== WHAT IS EXPECTED ==
Starting from the top of the material, restate each line exactly until the line that contains "(0,0) rectangle (1718,882);", which is also copied. Pictures are excluded.

──────

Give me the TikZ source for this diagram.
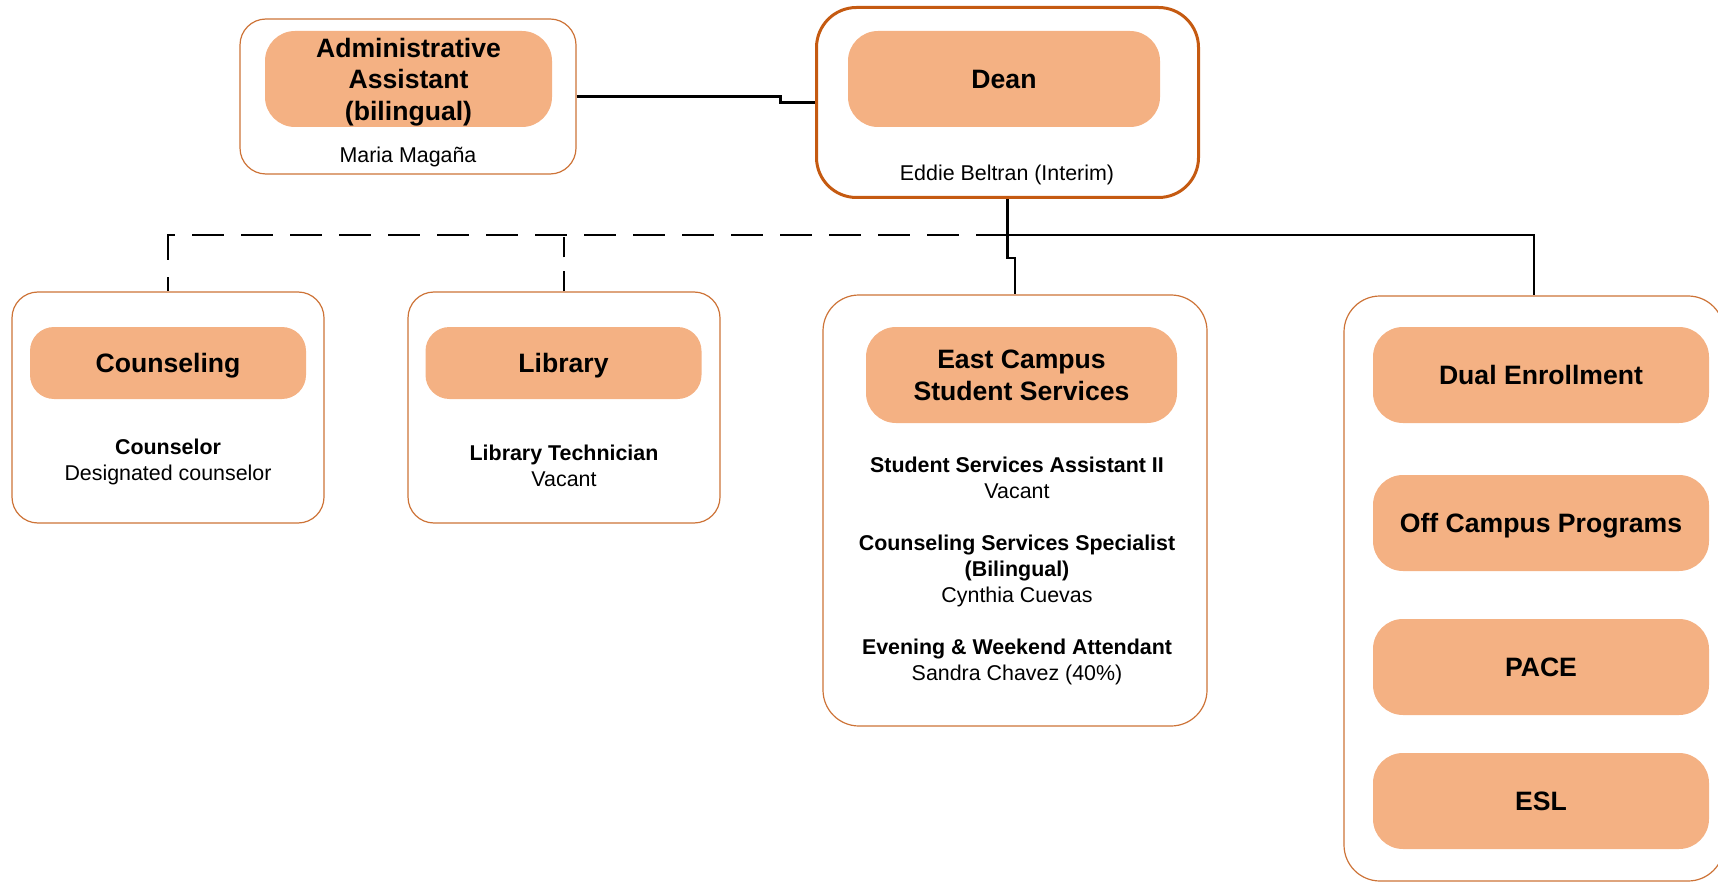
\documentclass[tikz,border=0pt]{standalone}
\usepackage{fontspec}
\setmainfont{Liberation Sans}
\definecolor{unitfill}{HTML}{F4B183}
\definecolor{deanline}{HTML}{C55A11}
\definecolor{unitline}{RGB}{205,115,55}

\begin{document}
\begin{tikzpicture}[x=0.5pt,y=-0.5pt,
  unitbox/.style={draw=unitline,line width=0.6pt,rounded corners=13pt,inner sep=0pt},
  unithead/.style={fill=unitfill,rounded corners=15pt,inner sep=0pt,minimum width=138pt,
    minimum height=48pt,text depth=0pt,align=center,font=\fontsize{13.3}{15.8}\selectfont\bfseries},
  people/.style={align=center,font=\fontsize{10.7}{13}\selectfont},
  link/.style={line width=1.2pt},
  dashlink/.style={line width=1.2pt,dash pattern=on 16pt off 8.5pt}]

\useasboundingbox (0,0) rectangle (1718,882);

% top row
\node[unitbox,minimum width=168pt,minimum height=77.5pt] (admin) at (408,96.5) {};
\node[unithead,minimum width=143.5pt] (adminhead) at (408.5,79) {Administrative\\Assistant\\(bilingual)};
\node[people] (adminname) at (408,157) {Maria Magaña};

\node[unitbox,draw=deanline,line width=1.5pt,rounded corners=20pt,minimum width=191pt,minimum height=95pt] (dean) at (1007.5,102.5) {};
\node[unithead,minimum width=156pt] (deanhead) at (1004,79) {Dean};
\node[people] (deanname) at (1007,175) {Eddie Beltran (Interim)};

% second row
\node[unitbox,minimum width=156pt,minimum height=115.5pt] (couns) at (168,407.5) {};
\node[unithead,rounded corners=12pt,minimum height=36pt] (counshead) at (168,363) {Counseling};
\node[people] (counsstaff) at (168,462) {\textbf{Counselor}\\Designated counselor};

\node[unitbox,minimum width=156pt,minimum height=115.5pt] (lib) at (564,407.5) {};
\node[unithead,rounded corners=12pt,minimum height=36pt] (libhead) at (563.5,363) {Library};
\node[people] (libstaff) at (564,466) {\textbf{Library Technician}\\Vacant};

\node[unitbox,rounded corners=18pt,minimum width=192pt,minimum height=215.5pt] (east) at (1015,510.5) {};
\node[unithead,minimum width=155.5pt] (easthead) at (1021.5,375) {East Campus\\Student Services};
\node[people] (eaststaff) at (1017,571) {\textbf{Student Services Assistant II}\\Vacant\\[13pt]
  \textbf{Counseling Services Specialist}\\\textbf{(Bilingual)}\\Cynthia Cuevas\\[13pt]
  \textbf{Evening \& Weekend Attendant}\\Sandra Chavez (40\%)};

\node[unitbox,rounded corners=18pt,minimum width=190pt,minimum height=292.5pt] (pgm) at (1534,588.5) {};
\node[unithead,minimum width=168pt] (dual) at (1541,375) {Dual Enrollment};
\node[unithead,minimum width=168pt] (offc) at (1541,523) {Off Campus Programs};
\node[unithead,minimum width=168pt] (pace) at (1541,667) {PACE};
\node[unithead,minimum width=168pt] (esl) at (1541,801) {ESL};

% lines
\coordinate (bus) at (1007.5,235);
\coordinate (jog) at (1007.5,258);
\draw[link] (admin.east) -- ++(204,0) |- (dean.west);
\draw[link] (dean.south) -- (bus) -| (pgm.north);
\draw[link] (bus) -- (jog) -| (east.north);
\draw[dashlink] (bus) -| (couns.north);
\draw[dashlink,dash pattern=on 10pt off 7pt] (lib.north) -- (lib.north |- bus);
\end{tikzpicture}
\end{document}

──────

== WRITTEN SOLUTION ==
Give me the TikZ source for this diagram.
\documentclass[tikz,border=0pt]{standalone}
\usepackage{fontspec}
\setmainfont{Liberation Sans}
\definecolor{unitfill}{HTML}{F4B183}
\definecolor{deanline}{HTML}{C55A11}
\definecolor{unitline}{RGB}{205,115,55}

\begin{document}
\begin{tikzpicture}[x=0.5pt,y=-0.5pt,
  unitbox/.style={draw=unitline,line width=0.6pt,rounded corners=13pt,inner sep=0pt},
  unithead/.style={fill=unitfill,rounded corners=15pt,inner sep=0pt,minimum width=138pt,
    minimum height=48pt,text depth=0pt,align=center,font=\fontsize{13.3}{15.8}\selectfont\bfseries},
  people/.style={align=center,font=\fontsize{10.7}{13}\selectfont},
  link/.style={line width=1.2pt},
  dashlink/.style={line width=1.2pt,dash pattern=on 16pt off 8.5pt}]

\useasboundingbox (0,0) rectangle (1718,882);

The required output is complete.